- [The input]:
--------

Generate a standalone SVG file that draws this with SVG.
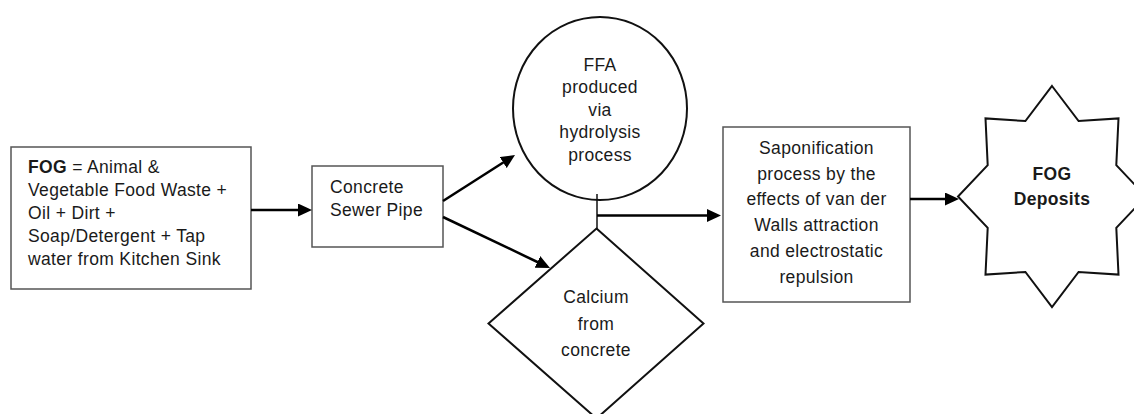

--------

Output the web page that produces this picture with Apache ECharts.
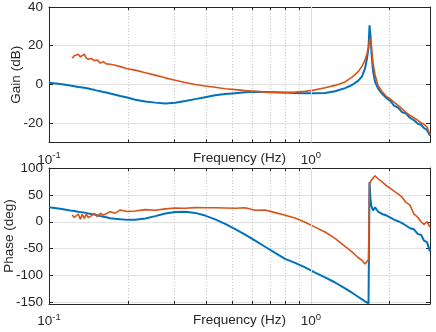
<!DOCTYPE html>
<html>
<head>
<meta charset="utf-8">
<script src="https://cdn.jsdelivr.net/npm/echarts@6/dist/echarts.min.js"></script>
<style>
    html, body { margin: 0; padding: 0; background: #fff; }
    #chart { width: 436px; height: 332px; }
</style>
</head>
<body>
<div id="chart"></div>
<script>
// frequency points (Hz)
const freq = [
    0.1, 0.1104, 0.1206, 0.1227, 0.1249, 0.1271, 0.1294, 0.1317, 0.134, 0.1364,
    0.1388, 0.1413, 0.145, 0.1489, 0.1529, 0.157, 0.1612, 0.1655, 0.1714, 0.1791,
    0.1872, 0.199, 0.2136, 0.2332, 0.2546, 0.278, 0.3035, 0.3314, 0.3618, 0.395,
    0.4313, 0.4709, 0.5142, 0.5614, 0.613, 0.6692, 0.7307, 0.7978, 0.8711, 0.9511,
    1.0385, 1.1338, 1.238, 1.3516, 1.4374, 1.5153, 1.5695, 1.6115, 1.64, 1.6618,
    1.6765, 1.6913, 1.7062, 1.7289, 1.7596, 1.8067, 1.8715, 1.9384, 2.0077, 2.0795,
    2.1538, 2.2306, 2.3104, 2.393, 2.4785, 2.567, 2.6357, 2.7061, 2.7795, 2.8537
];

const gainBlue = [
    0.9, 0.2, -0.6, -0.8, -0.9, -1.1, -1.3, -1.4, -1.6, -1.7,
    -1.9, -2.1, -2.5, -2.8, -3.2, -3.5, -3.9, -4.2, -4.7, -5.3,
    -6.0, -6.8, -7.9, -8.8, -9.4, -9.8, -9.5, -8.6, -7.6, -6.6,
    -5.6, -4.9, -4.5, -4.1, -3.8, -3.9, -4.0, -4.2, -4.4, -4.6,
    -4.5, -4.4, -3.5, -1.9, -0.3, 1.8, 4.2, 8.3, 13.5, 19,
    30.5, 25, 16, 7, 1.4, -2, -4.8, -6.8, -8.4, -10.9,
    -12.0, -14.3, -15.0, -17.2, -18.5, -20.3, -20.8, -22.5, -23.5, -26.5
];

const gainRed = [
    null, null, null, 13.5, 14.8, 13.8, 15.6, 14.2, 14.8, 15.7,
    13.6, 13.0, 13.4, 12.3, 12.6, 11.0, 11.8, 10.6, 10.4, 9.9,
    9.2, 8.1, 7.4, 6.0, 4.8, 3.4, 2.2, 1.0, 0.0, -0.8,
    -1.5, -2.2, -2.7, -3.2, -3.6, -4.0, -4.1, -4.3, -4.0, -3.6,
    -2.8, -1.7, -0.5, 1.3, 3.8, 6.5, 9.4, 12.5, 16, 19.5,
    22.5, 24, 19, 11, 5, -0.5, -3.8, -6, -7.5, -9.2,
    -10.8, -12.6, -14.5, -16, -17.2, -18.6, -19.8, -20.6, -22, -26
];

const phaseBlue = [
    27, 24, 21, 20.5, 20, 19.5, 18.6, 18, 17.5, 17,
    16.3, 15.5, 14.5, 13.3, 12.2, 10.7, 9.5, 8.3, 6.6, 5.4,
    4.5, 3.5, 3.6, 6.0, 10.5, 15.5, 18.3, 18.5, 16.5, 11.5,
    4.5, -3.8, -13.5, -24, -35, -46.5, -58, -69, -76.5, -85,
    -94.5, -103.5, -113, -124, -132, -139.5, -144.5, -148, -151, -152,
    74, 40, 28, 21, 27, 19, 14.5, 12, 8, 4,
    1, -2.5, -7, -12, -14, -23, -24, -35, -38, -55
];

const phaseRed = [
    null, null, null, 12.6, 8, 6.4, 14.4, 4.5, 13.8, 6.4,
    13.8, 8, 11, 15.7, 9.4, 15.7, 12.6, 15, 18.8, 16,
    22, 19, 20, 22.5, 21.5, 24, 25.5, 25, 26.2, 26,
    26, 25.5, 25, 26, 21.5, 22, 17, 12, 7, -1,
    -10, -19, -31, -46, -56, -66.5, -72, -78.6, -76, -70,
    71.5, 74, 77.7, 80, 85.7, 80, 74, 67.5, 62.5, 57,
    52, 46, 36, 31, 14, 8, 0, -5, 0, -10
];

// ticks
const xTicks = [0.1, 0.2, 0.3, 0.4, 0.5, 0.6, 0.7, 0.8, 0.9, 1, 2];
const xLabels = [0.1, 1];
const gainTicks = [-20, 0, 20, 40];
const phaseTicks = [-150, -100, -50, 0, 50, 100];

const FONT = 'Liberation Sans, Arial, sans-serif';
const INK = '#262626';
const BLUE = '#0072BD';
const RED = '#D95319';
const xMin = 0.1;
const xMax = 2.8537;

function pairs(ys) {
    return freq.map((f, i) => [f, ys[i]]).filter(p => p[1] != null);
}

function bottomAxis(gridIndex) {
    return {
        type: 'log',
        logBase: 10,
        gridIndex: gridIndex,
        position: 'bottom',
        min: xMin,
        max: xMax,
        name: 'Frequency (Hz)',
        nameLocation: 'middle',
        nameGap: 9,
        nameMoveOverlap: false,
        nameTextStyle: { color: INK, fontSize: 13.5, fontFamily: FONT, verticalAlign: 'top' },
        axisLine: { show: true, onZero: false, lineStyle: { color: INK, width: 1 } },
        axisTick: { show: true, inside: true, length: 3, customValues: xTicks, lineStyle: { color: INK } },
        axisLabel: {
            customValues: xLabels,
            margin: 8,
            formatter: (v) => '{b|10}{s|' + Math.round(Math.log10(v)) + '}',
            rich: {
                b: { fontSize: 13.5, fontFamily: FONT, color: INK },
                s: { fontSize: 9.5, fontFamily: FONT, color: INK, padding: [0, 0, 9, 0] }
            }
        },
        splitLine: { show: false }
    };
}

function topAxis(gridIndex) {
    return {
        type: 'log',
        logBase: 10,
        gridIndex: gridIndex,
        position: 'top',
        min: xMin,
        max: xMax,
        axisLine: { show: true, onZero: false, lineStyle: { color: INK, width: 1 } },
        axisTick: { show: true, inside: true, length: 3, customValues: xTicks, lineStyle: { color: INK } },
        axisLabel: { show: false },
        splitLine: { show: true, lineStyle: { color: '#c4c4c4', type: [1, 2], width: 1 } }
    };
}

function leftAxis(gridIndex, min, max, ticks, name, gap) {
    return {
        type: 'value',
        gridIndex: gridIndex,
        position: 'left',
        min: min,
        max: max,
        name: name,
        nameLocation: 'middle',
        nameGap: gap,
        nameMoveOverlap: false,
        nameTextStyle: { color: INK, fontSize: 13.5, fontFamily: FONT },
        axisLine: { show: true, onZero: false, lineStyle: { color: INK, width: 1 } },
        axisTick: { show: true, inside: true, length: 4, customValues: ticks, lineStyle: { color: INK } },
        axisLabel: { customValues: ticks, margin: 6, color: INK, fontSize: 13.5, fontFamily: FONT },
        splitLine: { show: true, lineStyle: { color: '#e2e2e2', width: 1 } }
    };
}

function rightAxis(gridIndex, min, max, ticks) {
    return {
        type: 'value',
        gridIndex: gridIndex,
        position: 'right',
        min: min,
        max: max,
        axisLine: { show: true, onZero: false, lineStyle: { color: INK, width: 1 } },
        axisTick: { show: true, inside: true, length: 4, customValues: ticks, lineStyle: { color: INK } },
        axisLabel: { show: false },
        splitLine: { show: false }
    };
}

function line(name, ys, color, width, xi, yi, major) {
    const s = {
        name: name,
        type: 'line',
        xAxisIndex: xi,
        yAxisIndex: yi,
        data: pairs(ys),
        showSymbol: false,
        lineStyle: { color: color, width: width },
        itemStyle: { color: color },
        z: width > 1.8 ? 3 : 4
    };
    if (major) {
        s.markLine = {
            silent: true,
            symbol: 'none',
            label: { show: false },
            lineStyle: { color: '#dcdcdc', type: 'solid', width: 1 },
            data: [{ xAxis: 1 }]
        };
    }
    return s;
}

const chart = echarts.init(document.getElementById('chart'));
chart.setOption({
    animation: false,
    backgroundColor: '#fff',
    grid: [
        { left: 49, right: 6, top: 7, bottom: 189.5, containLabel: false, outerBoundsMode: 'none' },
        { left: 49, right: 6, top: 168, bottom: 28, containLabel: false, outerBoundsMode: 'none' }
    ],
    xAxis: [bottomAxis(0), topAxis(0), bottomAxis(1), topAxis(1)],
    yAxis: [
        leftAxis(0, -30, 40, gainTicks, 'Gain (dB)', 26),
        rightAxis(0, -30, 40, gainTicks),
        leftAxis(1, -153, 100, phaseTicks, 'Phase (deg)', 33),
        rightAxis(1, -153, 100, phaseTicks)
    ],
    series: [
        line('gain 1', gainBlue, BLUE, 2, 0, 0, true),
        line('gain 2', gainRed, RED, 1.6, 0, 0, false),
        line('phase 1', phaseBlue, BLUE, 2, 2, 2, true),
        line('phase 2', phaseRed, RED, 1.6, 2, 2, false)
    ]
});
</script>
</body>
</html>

--------

- [What the exercise asks]: Work through the data and report how many of its lines hold the word "that", giving only the figure.

- [Result of the exercise]: 2